A discussão das questões que afeta o licenciamento ambiental teve ainda na pauta a constitucionalidade das compensações ambientais, instituto trazido à legalidade pela Lei nº 9.985/2000, mas que até agora ainda aguarda normatização que o torne efetivamente regular e aplicável. A discussão acerca do ponto trouxe à tona aspecto crítico: vê-se hoje, de um lado, questionamentos fundados acerca dos limites da competência do Conselho Nacional do Meio Ambiente — Conama, enquanto que, de outro lado, se discute a legitimidade de verdadeira empreitada, do Legislativo, em chamar para si a responsabilidade pelo trato de matérias que, de ordinário, e na forma da Lei de Política Nacional do Meio Ambiente (Lei nº 6.938, de 31.8.1981), caberiam ser objeto de normatização pelo Conama, ou ainda teriam espaço para discussão e apreciação no âmbito do licenciamento ambiental.

Exemplo crítico dessa discussão é artigo inserto na Constituição do Estado do Espírito Santo, que determina que, para empreendimento de grande porte, deve o Legislativo daquele Estado rever a decisão do órgão ambiental licenciador. O ponto está submetido à apreciação do Supremo Tribunal Federal em Ação Direta de Inconstitucionalidade promovida pela Confederação Nacional da Indústria.

A questão ambiental se vê envolvida hoje em crise de identidade e de credibilidade. Discute-se pelo País afora tese segundo a qual o licenciamento ambiental seria e representaria o grande obstáculo ao desenvolvimento econômico e social desejado e pretendido pelo País. A questão, bem retratou recentemente a mídia, contrapôs em posturas diversas as ministras Dilma Roussef e Marina Silva, gerando desgastes indesejados ao governo Lula. A questão é polêmica e traz prejuízos internos e de imagem ao País, além de contribuir para ampliar o clima de incerteza criado e fomentado por alguns setores da sociedade, que não se identificam, mas que insistem na tese da demonização do licenciamento ambiental. O sistema é válido e necessário, talvez merecendo ser aprimorado. Mas o Brasil não pode dele prescindir.

Por fim, o final do ano trouxe à tona, de forma mais aguda, a questão do Protocolo de Quioto. Com a Décima Conferência das Partes – COP 10, em Buenos Aires, este mês, e com a ratificação do Protocolo pela Rússia, o mercado de carbono aqueceu-se e promete explodir em 2005. O Brasil participa na modalidade do Mecanismo de Desenvolvimento Limpo — MDL, um promissor vetor de aquisição de tecnologia de produção limpa para o País.

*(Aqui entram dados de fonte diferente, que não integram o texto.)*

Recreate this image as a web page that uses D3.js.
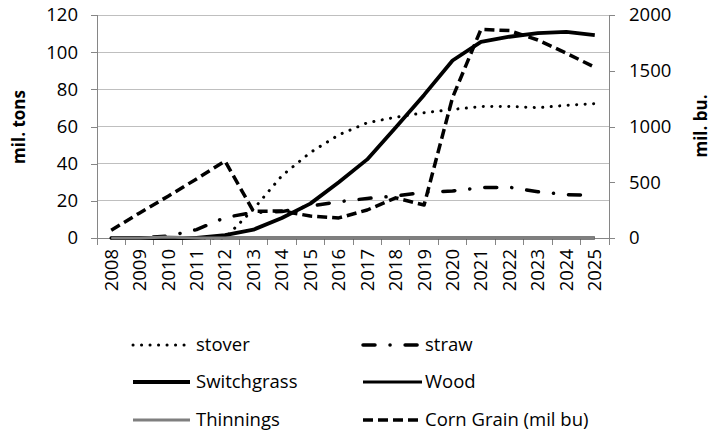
<!DOCTYPE html>
<meta charset="utf-8">
<style>
body { margin: 0; background: #fff; font-family: "Open Sans", sans-serif; }
.axis text { font-family: "Open Sans", sans-serif; font-size: 18.5px; fill: #000; }
.axis path, .axis line { stroke: #868686; stroke-width: 1; shape-rendering: crispEdges; }
.grid line { stroke: #bfbfbf; stroke-width: 1; shape-rendering: crispEdges; }
.title { font-family: "Open Sans", sans-serif; font-size: 17px; font-weight: bold; }
.legend text { font-family: "Open Sans", sans-serif; font-size: 18.5px; }
</style>
<body>
<svg width="712" height="435"></svg>
<script src="https://d3js.org/d3.v7.min.js"></script>
<script>

// values
var years = ["2008","2009","2010","2011","2012","2013","2014","2015","2016","2017","2018","2019","2020","2021","2022","2023","2024","2025"];
var stover      = [0, 0, 0, 0, 0, 15.5, 33.5, 46, 55.5, 62, 65, 67.4, 69.2, 70.7, 70.8, 70.1, 71.4, 72.3];
var straw       = [0, 0, 1, 4.5, 11, 13.8, 14.2, 17.2, 19.5, 21.3, 22.6, 24.6, 25.3, 27.1, 27.3, 24.9, 23.3, 23];
var switchgrass = [0, 0, 0, 0, 1.5, 4.5, 10.8, 18.5, 30, 42.3, 59.5, 77, 95.5, 105.5, 108.3, 110.3, 110.9, 109.2];
var wood        = [0, 0, 0, 0, 0, 0, 0, 0, 0, 0, 0, 0, 0, 0, 0, 0, 0, 0];
var thinnings   = [0, 0, 0.6, 0, 0, 0, 0, 0, 0, 0, 0, 0, 0, 0, 0, 0, 0, 0];
var cornGrain   = [70, 225, 375, 530, 690, 240, 242, 197, 180, 251, 360, 296, 1260, 1872, 1860, 1776, 1657, 1531];

var leftTicks = [0, 20, 40, 60, 80, 100, 120];
var rightTicks = [0, 500, 1000, 1500, 2000];

var series = [
    {name: "stover", values: stover, axis: "left", color: "#000", width: 3, dash: "0.1,8.4", cap: "round"},
    {name: "straw", values: straw, axis: "left", color: "#000", width: 3.5, dash: "12,15,0.1,15", cap: "round"},
    {name: "Switchgrass", values: switchgrass, axis: "left", color: "#000", width: 3.8, dash: null, cap: "butt"},
    {name: "Wood", values: wood, axis: "left", color: "#000", width: 2.8, dash: null, cap: "butt"},
    {name: "Thinnings", values: thinnings, axis: "left", color: "#7f7f7f", width: 3, dash: null, cap: "butt"},
    {name: "Corn Grain (mil bu)", values: cornGrain, axis: "right", color: "#000", width: 3.5, dash: "10,5", cap: "butt"}
];

var svg = d3.select("svg"),
    margin = {top: 15, right: 103, bottom: 197, left: 97},
    width = +svg.attr("width") - margin.left - margin.right,
    height = +svg.attr("height") - margin.top - margin.bottom,
    g = svg.append("g").attr("transform", "translate(" + margin.left + "," + margin.top + ")");

var x = d3.scaleBand().domain(years).range([0, width]);
var y = d3.scaleLinear().domain([0, 120]).range([height, 0]);
var y2 = d3.scaleLinear().domain([0, 2000]).range([height, 0]);

// gridlines
g.append("g").attr("class", "grid")
    .selectAll("line")
    .data(leftTicks.slice(1))
    .enter().append("line")
    .attr("x1", 0).attr("x2", width)
    .attr("y1", function(d) { return y(d); })
    .attr("y2", function(d) { return y(d); });

// left axis
g.append("g").attr("class", "axis")
    .call(d3.axisLeft(y).tickValues(leftTicks).tickSize(6).tickPadding(13));

// right axis
g.append("g").attr("class", "axis")
    .attr("transform", "translate(" + width + ",0)")
    .call(d3.axisRight(y2).tickValues(rightTicks).tickFormat(d3.format("d")).tickSize(6).tickPadding(14));

// bottom axis, labels at band centres, ticks at band edges
var xAxis = g.append("g").attr("class", "axis")
    .attr("transform", "translate(0," + height + ")")
    .call(d3.axisBottom(x).tickSize(0).tickPadding(0).tickSizeOuter(0));
xAxis.selectAll("text")
    .attr("transform", "rotate(-90)")
    .attr("text-anchor", "end")
    .attr("x", -11)
    .attr("y", 0)
    .attr("dy", "0.35em");
xAxis.selectAll(".edge")
    .data(years.map(function(d) { return x(d); }).concat([width]))
    .enter().append("line")
    .attr("x1", function(d) { return d; }).attr("x2", function(d) { return d; })
    .attr("y1", 0).attr("y2", 7);

// axis titles
svg.append("text").attr("class", "title")
    .attr("transform", "translate(25," + (margin.top + 112) + ") rotate(-90)")
    .attr("text-anchor", "middle")
    .text("mil. tons");
svg.append("text").attr("class", "title")
    .attr("transform", "translate(707," + (margin.top + 111) + ") rotate(-90)")
    .attr("text-anchor", "middle")
    .text("mil. bu.");

// lines
series.forEach(function(s) {
    var yy = s.axis === "left" ? y : y2;
    var line = d3.line()
        .x(function(d, i) { return x(years[i]) + x.bandwidth() / 2; })
        .y(function(d) { return yy(d); });
    g.append("path")
        .datum(s.values)
        .attr("fill", "none")
        .attr("stroke", s.color)
        .attr("stroke-width", s.width)
        .attr("stroke-linejoin", "round")
        .attr("stroke-linecap", s.cap)
        .attr("stroke-dasharray", s.dash)
        .attr("d", line);
});

// legend
var legendPos = [[133, 345], [363, 345], [133, 382], [363, 382], [133, 420], [363, 420]];
var lg = svg.append("g").attr("class", "legend");
series.forEach(function(s, i) {
    var p = legendPos[i];
    var len = i % 2 === 0 ? 57 : 59;
    lg.append("line")
        .attr("x1", p[0]).attr("x2", p[0] + len)
        .attr("y1", p[1]).attr("y2", p[1])
        .attr("stroke", s.color)
        .attr("stroke-width", s.width)
        .attr("stroke-linecap", s.cap)
        .attr("stroke-dasharray", s.dash);
    lg.append("text")
        .attr("x", p[0] + len + (i % 2 === 0 ? 6 : 3))
        .attr("y", p[1])
        .attr("dy", "0.35em")
        .text(s.name);
});

</script>
</body>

O ano de 2005 promete trazer todos esses pontos que permearam a questão ambiental em 2004, com o acréscimo de discussões não menos importantes e que, apesar de nunca deixar a pauta, restaram menos acaloradas neste ano, como a questão do trato, gerenciamento e cobrança pelo uso da água (vem aí a finalização da revisão da Resolução Conama nº 20/86, já em curso há meses), e tantas outras que, não menos importantes, tratam da questão crítica que é a interação entre o homem, esse predador natural, e o meio ambiente.